Comparison of three different methods for assessing in situ friction velocity: A case study from Loch Etive, Scotland

Tetsunori Inoue, Ronnie N. Glud, Henrik Stahl, Andrew Hume

Limnol. Oceanogr. Methods 9:275-287 (2011) | DOI: 10.4319/lom.2011.9.275

ABSTRACT: Three approaches, Eddy Correlation (EC), Turbulent Kinetic Energy (TKE), and Inertial Dissipation (ID) methods, were compared to evaluate their potential for estimation of friction velocity in a Scottish sea loch. As an independent assessment parameter, we used simultaneous O2 recordings of the diffusive boundary layer (DBL) that were compared with theoretical distribution as derived from the respective friction velocity estimates.
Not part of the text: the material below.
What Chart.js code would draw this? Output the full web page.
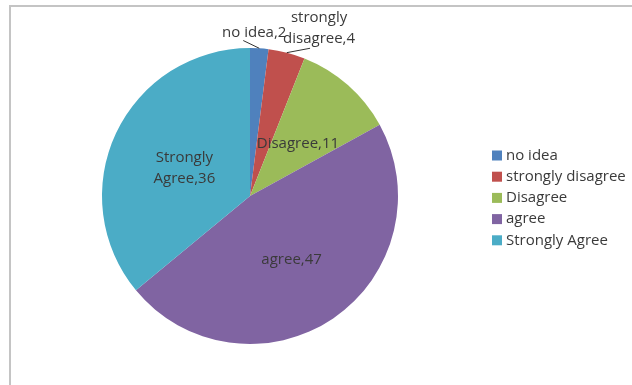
<!DOCTYPE html>
<html>
<head>
<meta charset="utf-8">
<script src="https://cdn.jsdelivr.net/npm/chart.js@4/dist/chart.umd.min.js"></script>
<style>
  html, body { margin: 0; padding: 0; background: #fff; }
  #wrap { position: relative; width: 632px; height: 385px; }
</style>
</head>
<body>
<div id="wrap"><canvas id="c" width="632" height="385"></canvas></div>
<script>
// Survey responses
const categories = ['no idea', 'strongly disagree', 'Disagree', 'agree', 'Strongly Agree'];
const responses = [2, 4, 11, 47, 36];
// Slice label texts (line breaks where the label wraps)
const sliceLabels = [['no idea,2'], ['strongly', 'disagree,4'], ['Disagree,11'], ['agree,47'], ['Strongly', 'Agree,36']];

const palette = ['#4F81BD', '#C0504D', '#9BBB59', '#8064A2', '#4BACC6'];
const FONT = '15px "Open Sans", Lato, sans-serif';
const TEXT = '#3a3a3a';

// How each slice label is placed: inside at a fraction of the radius, or outside with a leader line
const placement = [
  { outside: true, r: 1.10, dx: -6, dy: -1, lineFrom: [-11, 8] },
  { outside: true, r: 1.17, dx: 26, dy: 0, lineFrom: [-9, 20] },
  { outside: false, r: 0.49, dy: 2 },
  { outside: false, r: 0.50, dy: 3 },
  { outside: false, r: 0.49, dy: 3 }
];

const framePlugin = {
  id: 'frame',
  beforeDraw(chart) {
    const ctx = chart.ctx;
    ctx.save();
    ctx.strokeStyle = '#c4c4c4';
    ctx.lineWidth = 2;
    ctx.beginPath();
    ctx.moveTo(10, 385);
    ctx.lineTo(10, 6);
    ctx.lineTo(632, 6);
    ctx.stroke();
    ctx.restore();
  }
};

const sliceLabelPlugin = {
  id: 'sliceLabels',
  afterDatasetsDraw(chart) {
    const ctx = chart.ctx;
    const meta = chart.getDatasetMeta(0);
    ctx.save();
    ctx.font = FONT;
    ctx.fillStyle = TEXT;
    ctx.textAlign = 'center';
    ctx.textBaseline = 'middle';
    const lineH = 21;
    meta.data.forEach((arc, i) => {
      const p = arc.getProps(['x', 'y', 'startAngle', 'endAngle', 'outerRadius'], true);
      const mid = (p.startAngle + p.endAngle) / 2;
      const pl = placement[i];
      const cx = p.x + Math.cos(mid) * p.outerRadius * pl.r + (pl.dx || 0);
      const cy = p.y + Math.sin(mid) * p.outerRadius * pl.r + (pl.dy || 0);
      const lines = sliceLabels[i];
      if (pl.outside) {
        const ex = p.x + Math.cos(mid) * p.outerRadius;
        const ey = p.y + Math.sin(mid) * p.outerRadius;
        ctx.strokeStyle = '#333';
        ctx.lineWidth = 1;
        ctx.beginPath();
        ctx.moveTo(cx + pl.lineFrom[0], cy + pl.lineFrom[1]);
        ctx.lineTo(ex, ey);
        ctx.stroke();
      }
      const top = cy - (lines.length - 1) * lineH / 2;
      lines.forEach((t, k) => ctx.fillText(t, cx, top + k * lineH));
    });
    ctx.restore();
  }
};

const legendPlugin = {
  id: 'sideLegend',
  afterDraw(chart) {
    const ctx = chart.ctx;
    ctx.save();
    ctx.font = FONT;
    ctx.textAlign = 'left';
    ctx.textBaseline = 'middle';
    categories.forEach((name, i) => {
      const y = 155.5 + i * 21.2;
      ctx.fillStyle = palette[i];
      ctx.fillRect(492, y - 5, 10, 10);
      ctx.fillStyle = TEXT;
      ctx.fillText(name, 506, y);
    });
    ctx.restore();
  }
};

new Chart(document.getElementById('c'), {
  type: 'pie',
  data: {
    labels: categories,
    datasets: [{
      data: responses,
      backgroundColor: palette,
      borderWidth: 0
    }]
  },
  options: {
    responsive: false,
    animation: false,
    layout: { padding: { left: 102, top: 48, right: 234, bottom: 41 } },
    plugins: {
      legend: { display: false },
      tooltip: { enabled: false }
    }
  },
  plugins: [framePlugin, sliceLabelPlugin, legendPlugin]
});
</script>
</body>
</html>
Friction velocities were calculated based on the three approaches using continuously measured turbulent properties, and values estimated by the TKE method were significantly higher than values of the two other approaches. Time series of calculated friction velocity were subsequently employed as input parameters for nonsteady calculations of the O2 distribution within the DBL. The friction velocity is a controlling factor for the eddy diffusivity distribution immediately above the sediment surface and for the DBL thickness, and friction velocity values of the TKE method derived significantly higher theoretical O2 concentration while the EC and the ID approach provided results that were not significantly different. Overall differences from measured O2 concentration in the DBL were 0.2% for the EC method, 9.8% for the TKE method, and 0.7% for the ID method. The results reveal that the EC method appear to be the best approach for estimating friction velocities though not significantly different from the ID method, whereas the TKE method was unreliable at the ~70 m deep, relatively calm study site. This information is important for future research in similar sounds, fjords, and sea-lochs.